- PROBLEM TO SOLVE -
Repeat exactly, and only, the lines from the one that contains "Emit a web page" to the one that contains "let taille = 23.5;", both ends included. Omit every picture.

- DATA TO PROCESS -
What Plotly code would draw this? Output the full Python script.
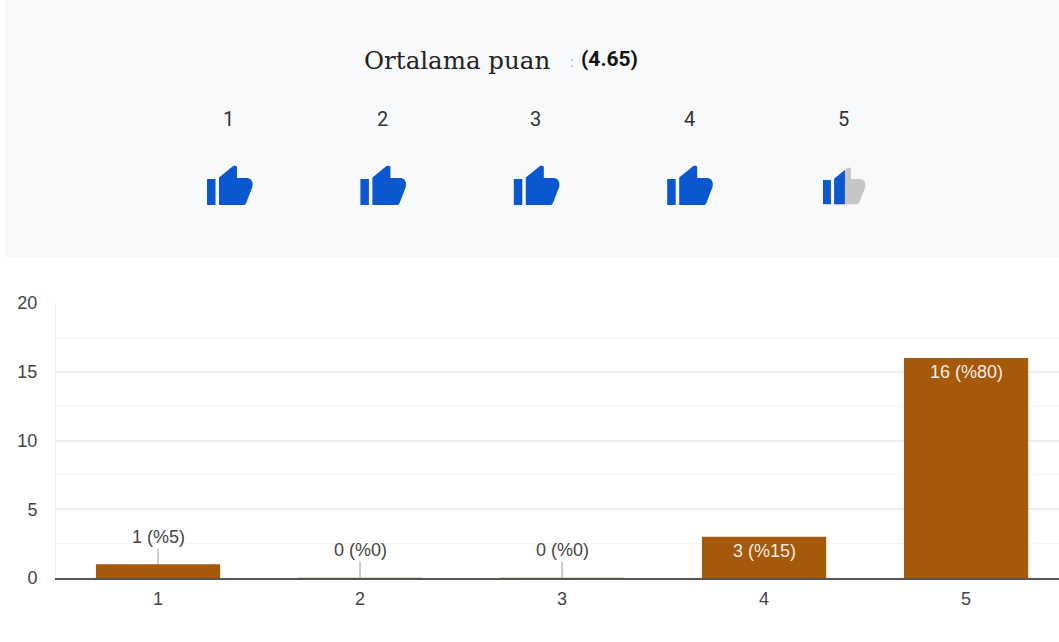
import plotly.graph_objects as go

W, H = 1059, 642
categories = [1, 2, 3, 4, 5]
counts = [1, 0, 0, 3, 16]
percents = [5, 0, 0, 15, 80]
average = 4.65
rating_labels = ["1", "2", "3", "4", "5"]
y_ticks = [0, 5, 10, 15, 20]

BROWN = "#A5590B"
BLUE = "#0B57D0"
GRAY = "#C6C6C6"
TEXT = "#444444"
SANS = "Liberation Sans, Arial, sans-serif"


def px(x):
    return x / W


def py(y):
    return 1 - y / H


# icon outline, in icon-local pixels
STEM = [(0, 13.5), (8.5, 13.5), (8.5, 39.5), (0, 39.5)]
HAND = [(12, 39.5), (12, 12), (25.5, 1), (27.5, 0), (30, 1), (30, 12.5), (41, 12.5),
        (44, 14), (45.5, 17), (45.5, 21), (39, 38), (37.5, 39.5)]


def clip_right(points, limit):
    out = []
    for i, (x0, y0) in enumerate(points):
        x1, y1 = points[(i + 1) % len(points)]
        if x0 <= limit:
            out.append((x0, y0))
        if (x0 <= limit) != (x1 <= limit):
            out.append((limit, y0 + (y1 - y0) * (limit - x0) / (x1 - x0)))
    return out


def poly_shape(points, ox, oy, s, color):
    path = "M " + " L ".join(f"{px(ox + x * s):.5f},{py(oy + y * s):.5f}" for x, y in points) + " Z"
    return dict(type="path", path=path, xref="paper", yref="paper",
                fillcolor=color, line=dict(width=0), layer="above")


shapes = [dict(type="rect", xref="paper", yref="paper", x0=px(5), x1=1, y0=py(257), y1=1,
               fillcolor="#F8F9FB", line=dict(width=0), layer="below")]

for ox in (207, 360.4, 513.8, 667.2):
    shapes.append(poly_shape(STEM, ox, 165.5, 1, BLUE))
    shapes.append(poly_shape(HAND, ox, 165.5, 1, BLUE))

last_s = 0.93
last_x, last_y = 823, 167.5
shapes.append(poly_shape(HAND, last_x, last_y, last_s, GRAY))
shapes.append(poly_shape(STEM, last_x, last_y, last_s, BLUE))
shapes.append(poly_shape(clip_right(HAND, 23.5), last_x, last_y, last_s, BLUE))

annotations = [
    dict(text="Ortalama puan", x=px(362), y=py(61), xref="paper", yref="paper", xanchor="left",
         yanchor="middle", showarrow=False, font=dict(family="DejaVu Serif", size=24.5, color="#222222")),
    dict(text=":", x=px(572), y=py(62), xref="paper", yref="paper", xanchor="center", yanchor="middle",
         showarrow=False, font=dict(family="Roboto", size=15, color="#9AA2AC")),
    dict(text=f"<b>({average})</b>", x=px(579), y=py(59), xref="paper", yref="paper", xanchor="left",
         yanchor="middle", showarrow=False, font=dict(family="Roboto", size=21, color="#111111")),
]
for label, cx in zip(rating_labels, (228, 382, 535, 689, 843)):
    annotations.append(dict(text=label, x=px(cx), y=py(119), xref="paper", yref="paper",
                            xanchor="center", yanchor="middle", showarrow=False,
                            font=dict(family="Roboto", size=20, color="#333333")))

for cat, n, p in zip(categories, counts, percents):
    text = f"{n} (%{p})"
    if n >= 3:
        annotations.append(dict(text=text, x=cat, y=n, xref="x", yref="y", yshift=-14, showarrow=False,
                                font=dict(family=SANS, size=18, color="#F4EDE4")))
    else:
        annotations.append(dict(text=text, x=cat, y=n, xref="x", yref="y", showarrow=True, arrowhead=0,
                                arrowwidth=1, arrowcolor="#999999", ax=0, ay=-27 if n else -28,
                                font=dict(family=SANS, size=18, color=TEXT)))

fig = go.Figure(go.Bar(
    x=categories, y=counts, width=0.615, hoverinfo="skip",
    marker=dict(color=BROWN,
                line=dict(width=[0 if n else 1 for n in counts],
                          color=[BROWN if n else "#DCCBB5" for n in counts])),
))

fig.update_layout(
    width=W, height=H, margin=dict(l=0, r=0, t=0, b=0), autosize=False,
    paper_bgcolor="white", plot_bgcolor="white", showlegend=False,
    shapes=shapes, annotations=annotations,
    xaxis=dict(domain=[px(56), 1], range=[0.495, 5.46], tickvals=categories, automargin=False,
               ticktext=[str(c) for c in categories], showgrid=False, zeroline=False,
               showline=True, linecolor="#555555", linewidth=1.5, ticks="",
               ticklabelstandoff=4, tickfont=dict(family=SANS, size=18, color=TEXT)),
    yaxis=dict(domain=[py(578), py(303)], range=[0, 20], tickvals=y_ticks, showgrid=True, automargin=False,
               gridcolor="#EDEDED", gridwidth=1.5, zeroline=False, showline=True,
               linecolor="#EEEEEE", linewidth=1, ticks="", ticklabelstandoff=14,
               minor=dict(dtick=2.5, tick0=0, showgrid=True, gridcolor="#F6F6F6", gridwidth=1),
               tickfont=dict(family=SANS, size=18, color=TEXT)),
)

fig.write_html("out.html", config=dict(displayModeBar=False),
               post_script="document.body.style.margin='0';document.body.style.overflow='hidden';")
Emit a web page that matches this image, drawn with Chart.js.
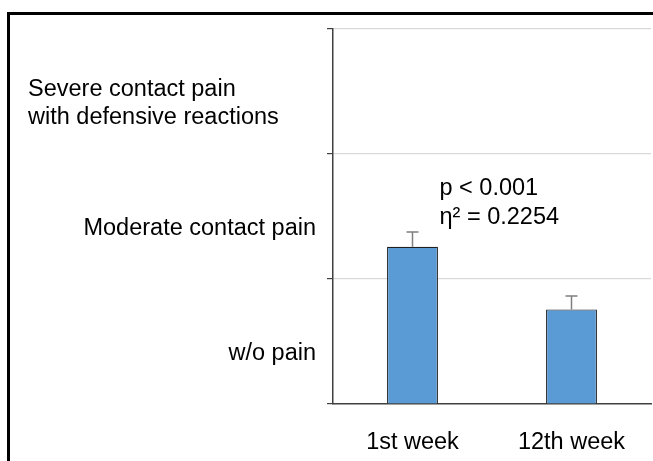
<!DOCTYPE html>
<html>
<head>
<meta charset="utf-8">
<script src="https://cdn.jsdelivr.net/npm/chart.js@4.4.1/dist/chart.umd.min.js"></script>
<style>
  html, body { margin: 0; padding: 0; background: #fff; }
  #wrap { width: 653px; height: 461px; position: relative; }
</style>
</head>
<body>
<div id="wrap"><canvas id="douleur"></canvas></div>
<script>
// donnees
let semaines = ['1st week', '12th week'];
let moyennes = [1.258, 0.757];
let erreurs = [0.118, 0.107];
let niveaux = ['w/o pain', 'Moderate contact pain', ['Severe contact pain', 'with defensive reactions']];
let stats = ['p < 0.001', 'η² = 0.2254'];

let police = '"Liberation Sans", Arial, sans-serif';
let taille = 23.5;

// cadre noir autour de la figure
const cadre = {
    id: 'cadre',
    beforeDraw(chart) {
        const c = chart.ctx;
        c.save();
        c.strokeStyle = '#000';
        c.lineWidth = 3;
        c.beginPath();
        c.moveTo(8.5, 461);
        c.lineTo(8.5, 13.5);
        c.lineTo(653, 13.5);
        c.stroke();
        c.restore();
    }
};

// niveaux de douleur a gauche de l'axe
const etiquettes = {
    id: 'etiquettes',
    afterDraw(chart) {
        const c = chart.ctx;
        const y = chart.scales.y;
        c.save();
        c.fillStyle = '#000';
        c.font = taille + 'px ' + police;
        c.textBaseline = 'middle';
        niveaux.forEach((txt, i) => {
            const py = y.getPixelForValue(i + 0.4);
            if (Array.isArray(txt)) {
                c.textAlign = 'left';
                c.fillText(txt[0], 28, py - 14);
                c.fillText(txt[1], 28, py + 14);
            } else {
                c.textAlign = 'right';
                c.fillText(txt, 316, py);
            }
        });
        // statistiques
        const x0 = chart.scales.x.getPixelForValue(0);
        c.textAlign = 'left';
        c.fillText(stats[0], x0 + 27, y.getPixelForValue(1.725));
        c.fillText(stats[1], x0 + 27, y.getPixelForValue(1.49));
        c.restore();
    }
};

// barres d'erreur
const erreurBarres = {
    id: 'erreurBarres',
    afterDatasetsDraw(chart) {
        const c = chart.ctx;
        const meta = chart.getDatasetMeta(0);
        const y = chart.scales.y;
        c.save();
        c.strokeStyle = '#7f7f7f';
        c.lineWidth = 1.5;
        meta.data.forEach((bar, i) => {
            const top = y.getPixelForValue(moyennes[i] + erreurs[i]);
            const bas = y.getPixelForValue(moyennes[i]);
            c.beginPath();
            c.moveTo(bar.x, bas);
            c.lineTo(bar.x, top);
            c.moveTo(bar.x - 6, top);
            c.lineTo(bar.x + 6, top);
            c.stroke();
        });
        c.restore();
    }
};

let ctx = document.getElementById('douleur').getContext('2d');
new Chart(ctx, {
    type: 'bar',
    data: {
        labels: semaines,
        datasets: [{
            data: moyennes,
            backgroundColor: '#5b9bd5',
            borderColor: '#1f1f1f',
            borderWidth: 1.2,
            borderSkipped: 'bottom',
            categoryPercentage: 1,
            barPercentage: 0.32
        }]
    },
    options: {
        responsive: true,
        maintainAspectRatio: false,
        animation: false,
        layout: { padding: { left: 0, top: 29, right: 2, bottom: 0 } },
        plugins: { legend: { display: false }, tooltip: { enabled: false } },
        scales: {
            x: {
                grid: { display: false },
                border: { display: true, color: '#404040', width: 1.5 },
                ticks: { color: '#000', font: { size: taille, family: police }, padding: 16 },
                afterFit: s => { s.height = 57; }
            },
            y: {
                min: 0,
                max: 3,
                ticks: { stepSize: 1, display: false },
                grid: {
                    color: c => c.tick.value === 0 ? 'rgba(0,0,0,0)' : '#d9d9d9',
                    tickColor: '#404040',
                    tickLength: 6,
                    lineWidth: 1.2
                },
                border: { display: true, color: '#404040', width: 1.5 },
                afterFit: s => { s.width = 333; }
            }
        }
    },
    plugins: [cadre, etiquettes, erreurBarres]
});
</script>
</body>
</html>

- EXPECTED ANSWER -
Emit a web page that matches this image, drawn with Chart.js.
<!DOCTYPE html>
<html>
<head>
<meta charset="utf-8">
<script src="https://cdn.jsdelivr.net/npm/chart.js@4.4.1/dist/chart.umd.min.js"></script>
<style>
  html, body { margin: 0; padding: 0; background: #fff; }
  #wrap { width: 653px; height: 461px; position: relative; }
</style>
</head>
<body>
<div id="wrap"><canvas id="douleur"></canvas></div>
<script>
// donnees
let semaines = ['1st week', '12th week'];
let moyennes = [1.258, 0.757];
let erreurs = [0.118, 0.107];
let niveaux = ['w/o pain', 'Moderate contact pain', ['Severe contact pain', 'with defensive reactions']];
let stats = ['p < 0.001', 'η² = 0.2254'];

let police = '"Liberation Sans", Arial, sans-serif';
let taille = 23.5;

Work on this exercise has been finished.